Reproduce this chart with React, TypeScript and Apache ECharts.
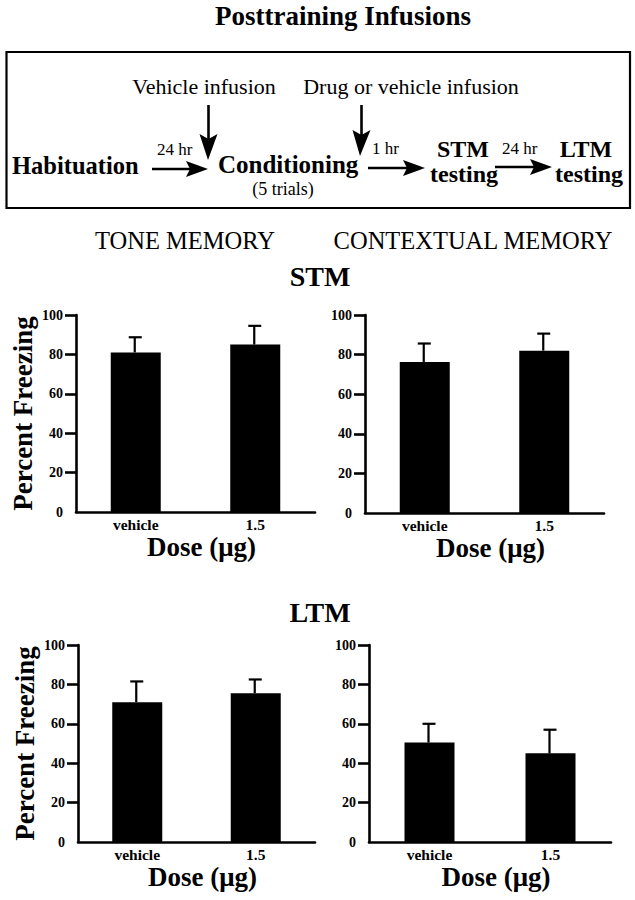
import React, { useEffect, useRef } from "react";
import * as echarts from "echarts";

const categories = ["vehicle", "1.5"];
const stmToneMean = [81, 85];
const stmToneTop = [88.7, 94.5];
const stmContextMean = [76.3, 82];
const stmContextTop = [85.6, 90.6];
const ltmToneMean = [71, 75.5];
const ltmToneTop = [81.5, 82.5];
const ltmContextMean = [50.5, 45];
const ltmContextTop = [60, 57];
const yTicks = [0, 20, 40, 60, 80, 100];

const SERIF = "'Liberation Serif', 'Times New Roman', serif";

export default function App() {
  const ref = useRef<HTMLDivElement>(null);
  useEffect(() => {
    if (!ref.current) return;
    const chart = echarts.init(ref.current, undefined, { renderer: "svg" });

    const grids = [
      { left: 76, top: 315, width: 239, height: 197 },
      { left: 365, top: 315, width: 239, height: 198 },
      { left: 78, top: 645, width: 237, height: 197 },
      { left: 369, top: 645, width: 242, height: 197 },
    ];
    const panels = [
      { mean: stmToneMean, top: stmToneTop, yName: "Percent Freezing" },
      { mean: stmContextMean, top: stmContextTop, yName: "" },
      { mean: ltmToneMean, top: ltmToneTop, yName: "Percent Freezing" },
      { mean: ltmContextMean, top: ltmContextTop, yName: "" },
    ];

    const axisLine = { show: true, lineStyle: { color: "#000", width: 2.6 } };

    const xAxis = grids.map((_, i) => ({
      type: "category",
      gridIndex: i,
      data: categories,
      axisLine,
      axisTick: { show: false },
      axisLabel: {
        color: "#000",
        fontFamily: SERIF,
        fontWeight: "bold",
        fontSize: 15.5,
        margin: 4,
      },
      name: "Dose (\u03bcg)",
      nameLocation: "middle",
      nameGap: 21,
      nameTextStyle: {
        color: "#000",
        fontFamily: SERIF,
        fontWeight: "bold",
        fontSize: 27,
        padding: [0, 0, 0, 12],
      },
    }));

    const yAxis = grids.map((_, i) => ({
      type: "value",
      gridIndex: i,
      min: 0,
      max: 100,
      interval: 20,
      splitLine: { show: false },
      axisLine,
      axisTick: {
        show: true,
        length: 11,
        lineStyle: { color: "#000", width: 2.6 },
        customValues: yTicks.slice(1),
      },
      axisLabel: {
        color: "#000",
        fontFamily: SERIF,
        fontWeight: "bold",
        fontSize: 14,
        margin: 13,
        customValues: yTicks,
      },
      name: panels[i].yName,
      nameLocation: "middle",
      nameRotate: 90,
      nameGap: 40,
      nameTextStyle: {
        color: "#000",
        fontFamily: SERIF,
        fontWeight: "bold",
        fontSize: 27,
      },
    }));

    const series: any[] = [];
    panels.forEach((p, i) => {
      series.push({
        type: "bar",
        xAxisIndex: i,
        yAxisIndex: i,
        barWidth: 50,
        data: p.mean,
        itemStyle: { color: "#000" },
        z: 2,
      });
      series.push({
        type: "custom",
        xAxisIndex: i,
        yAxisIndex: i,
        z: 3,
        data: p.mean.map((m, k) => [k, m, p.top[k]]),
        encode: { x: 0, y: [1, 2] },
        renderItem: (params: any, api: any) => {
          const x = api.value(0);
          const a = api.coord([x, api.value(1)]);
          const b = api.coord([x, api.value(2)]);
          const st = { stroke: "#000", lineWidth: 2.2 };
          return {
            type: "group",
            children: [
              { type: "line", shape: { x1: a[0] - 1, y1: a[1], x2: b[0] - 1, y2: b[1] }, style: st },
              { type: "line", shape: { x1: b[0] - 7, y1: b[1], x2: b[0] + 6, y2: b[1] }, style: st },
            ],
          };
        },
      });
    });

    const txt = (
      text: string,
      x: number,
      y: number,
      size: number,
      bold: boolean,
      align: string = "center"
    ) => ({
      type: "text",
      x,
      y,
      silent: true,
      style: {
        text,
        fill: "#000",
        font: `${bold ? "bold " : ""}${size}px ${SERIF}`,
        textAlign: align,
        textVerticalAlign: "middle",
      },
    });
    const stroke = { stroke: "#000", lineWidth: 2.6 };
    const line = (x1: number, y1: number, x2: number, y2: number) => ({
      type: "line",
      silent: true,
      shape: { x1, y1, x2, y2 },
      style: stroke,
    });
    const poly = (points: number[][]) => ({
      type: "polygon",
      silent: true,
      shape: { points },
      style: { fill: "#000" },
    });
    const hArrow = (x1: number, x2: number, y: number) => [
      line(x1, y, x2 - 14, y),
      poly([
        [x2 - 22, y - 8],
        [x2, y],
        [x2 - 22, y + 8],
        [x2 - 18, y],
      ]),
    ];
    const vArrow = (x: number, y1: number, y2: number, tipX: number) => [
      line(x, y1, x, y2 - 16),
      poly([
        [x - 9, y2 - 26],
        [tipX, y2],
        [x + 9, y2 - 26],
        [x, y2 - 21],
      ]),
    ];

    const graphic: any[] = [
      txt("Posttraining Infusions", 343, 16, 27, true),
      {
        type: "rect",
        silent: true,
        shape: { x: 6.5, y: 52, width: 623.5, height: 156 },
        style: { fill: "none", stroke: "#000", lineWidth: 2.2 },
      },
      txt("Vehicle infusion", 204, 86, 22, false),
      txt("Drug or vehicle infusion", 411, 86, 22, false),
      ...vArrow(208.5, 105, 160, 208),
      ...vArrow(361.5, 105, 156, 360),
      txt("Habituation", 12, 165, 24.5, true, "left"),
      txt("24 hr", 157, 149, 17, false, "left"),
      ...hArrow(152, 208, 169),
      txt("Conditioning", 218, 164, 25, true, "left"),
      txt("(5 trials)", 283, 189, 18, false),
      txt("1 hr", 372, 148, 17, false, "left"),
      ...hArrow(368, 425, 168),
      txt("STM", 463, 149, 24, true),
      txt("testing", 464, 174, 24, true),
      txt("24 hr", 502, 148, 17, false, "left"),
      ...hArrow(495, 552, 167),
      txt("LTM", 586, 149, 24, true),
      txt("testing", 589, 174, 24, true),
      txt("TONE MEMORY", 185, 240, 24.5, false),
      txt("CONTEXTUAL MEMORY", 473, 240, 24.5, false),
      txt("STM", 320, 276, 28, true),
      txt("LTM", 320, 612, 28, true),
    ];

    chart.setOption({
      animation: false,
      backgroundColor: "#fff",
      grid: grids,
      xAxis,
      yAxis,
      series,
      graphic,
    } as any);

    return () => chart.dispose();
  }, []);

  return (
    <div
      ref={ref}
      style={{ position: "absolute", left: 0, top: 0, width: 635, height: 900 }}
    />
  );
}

======

EXERCISE.
Copy each line in full and exactly, omitting any picture.

OUTPUT FOR THIS EXERCISE.
Reproduce this chart with React, TypeScript and Apache ECharts.
import React, { useEffect, useRef } from "react";
import * as echarts from "echarts";

const categories = ["vehicle", "1.5"];
const stmToneMean = [81, 85];
const stmToneTop = [88.7, 94.5];
const stmContextMean = [76.3, 82];
const stmContextTop = [85.6, 90.6];
const ltmToneMean = [71, 75.5];
const ltmToneTop = [81.5, 82.5];
const ltmContextMean = [50.5, 45];
const ltmContextTop = [60, 57];
const yTicks = [0, 20, 40, 60, 80, 100];

const SERIF = "'Liberation Serif', 'Times New Roman', serif";

export default function App() {
  const ref = useRef<HTMLDivElement>(null);
  useEffect(() => {
    if (!ref.current) return;
    const chart = echarts.init(ref.current, undefined, { renderer: "svg" });

    const grids = [
      { left: 76, top: 315, width: 239, height: 197 },
      { left: 365, top: 315, width: 239, height: 198 },
      { left: 78, top: 645, width: 237, height: 197 },
      { left: 369, top: 645, width: 242, height: 197 },
    ];
    const panels = [
      { mean: stmToneMean, top: stmToneTop, yName: "Percent Freezing" },
      { mean: stmContextMean, top: stmContextTop, yName: "" },
      { mean: ltmToneMean, top: ltmToneTop, yName: "Percent Freezing" },
      { mean: ltmContextMean, top: ltmContextTop, yName: "" },
    ];

    const axisLine = { show: true, lineStyle: { color: "#000", width: 2.6 } };

    const xAxis = grids.map((_, i) => ({
      type: "category",
      gridIndex: i,
      data: categories,
      axisLine,
      axisTick: { show: false },
      axisLabel: {
        color: "#000",
        fontFamily: SERIF,
        fontWeight: "bold",
        fontSize: 15.5,
        margin: 4,
      },
      name: "Dose (\u03bcg)",
      nameLocation: "middle",
      nameGap: 21,
      nameTextStyle: {
        color: "#000",
        fontFamily: SERIF,
        fontWeight: "bold",
        fontSize: 27,
        padding: [0, 0, 0, 12],
      },
    }));

    const yAxis = grids.map((_, i) => ({
      type: "value",
      gridIndex: i,
      min: 0,
      max: 100,
      interval: 20,
      splitLine: { show: false },
      axisLine,
      axisTick: {
        show: true,
        length: 11,
        lineStyle: { color: "#000", width: 2.6 },
        customValues: yTicks.slice(1),
      },
      axisLabel: {
        color: "#000",
        fontFamily: SERIF,
        fontWeight: "bold",
        fontSize: 14,
        margin: 13,
        customValues: yTicks,
      },
      name: panels[i].yName,
      nameLocation: "middle",
      nameRotate: 90,
      nameGap: 40,
      nameTextStyle: {
        color: "#000",
        fontFamily: SERIF,
        fontWeight: "bold",
        fontSize: 27,
      },
    }));

    const series: any[] = [];
    panels.forEach((p, i) => {
      series.push({
        type: "bar",
        xAxisIndex: i,
        yAxisIndex: i,
        barWidth: 50,
        data: p.mean,
        itemStyle: { color: "#000" },
        z: 2,
      });
      series.push({
        type: "custom",
        xAxisIndex: i,
        yAxisIndex: i,
        z: 3,
        data: p.mean.map((m, k) => [k, m, p.top[k]]),
        encode: { x: 0, y: [1, 2] },
        renderItem: (params: any, api: any) => {
          const x = api.value(0);
          const a = api.coord([x, api.value(1)]);
          const b = api.coord([x, api.value(2)]);
          const st = { stroke: "#000", lineWidth: 2.2 };
          return {
            type: "group",
            children: [
              { type: "line", shape: { x1: a[0] - 1, y1: a[1], x2: b[0] - 1, y2: b[1] }, style: st },
              { type: "line", shape: { x1: b[0] - 7, y1: b[1], x2: b[0] + 6, y2: b[1] }, style: st },
            ],
          };
        },
      });
    });

    const txt = (
      text: string,
      x: number,
      y: number,
      size: number,
      bold: boolean,
      align: string = "center"
    ) => ({
      type: "text",
      x,
      y,
      silent: true,
      style: {
        text,
        fill: "#000",
        font: `${bold ? "bold " : ""}${size}px ${SERIF}`,
        textAlign: align,
        textVerticalAlign: "middle",
      },
    });
    const stroke = { stroke: "#000", lineWidth: 2.6 };
    const line = (x1: number, y1: number, x2: number, y2: number) => ({
      type: "line",
      silent: true,
      shape: { x1, y1, x2, y2 },
      style: stroke,
    });
    const poly = (points: number[][]) => ({
      type: "polygon",
      silent: true,
      shape: { points },
      style: { fill: "#000" },
    });
    const hArrow = (x1: number, x2: number, y: number) => [
      line(x1, y, x2 - 14, y),
      poly([
        [x2 - 22, y - 8],
        [x2, y],
        [x2 - 22, y + 8],
        [x2 - 18, y],
      ]),
    ];
    const vArrow = (x: number, y1: number, y2: number, tipX: number) => [
      line(x, y1, x, y2 - 16),
      poly([
        [x - 9, y2 - 26],
        [tipX, y2],
        [x + 9, y2 - 26],
        [x, y2 - 21],
      ]),
    ];

    const graphic: any[] = [
      txt("Posttraining Infusions", 343, 16, 27, true),
      {
        type: "rect",
        silent: true,
        shape: { x: 6.5, y: 52, width: 623.5, height: 156 },
        style: { fill: "none", stroke: "#000", lineWidth: 2.2 },
      },
      txt("Vehicle infusion", 204, 86, 22, false),
      txt("Drug or vehicle infusion", 411, 86, 22, false),
      ...vArrow(208.5, 105, 160, 208),
      ...vArrow(361.5, 105, 156, 360),
      txt("Habituation", 12, 165, 24.5, true, "left"),
      txt("24 hr", 157, 149, 17, false, "left"),
      ...hArrow(152, 208, 169),
      txt("Conditioning", 218, 164, 25, true, "left"),
      txt("(5 trials)", 283, 189, 18, false),
      txt("1 hr", 372, 148, 17, false, "left"),
      ...hArrow(368, 425, 168),
      txt("STM", 463, 149, 24, true),
      txt("testing", 464, 174, 24, true),
      txt("24 hr", 502, 148, 17, false, "left"),
      ...hArrow(495, 552, 167),
      txt("LTM", 586, 149, 24, true),
      txt("testing", 589, 174, 24, true),
      txt("TONE MEMORY", 185, 240, 24.5, false),
      txt("CONTEXTUAL MEMORY", 473, 240, 24.5, false),
      txt("STM", 320, 276, 28, true),
      txt("LTM", 320, 612, 28, true),
    ];

    chart.setOption({
      animation: false,
      backgroundColor: "#fff",
      grid: grids,
      xAxis,
      yAxis,
      series,
      graphic,
    } as any);

    return () => chart.dispose();
  }, []);

  return (
    <div
      ref={ref}
      style={{ position: "absolute", left: 0, top: 0, width: 635, height: 900 }}
    />
  );
}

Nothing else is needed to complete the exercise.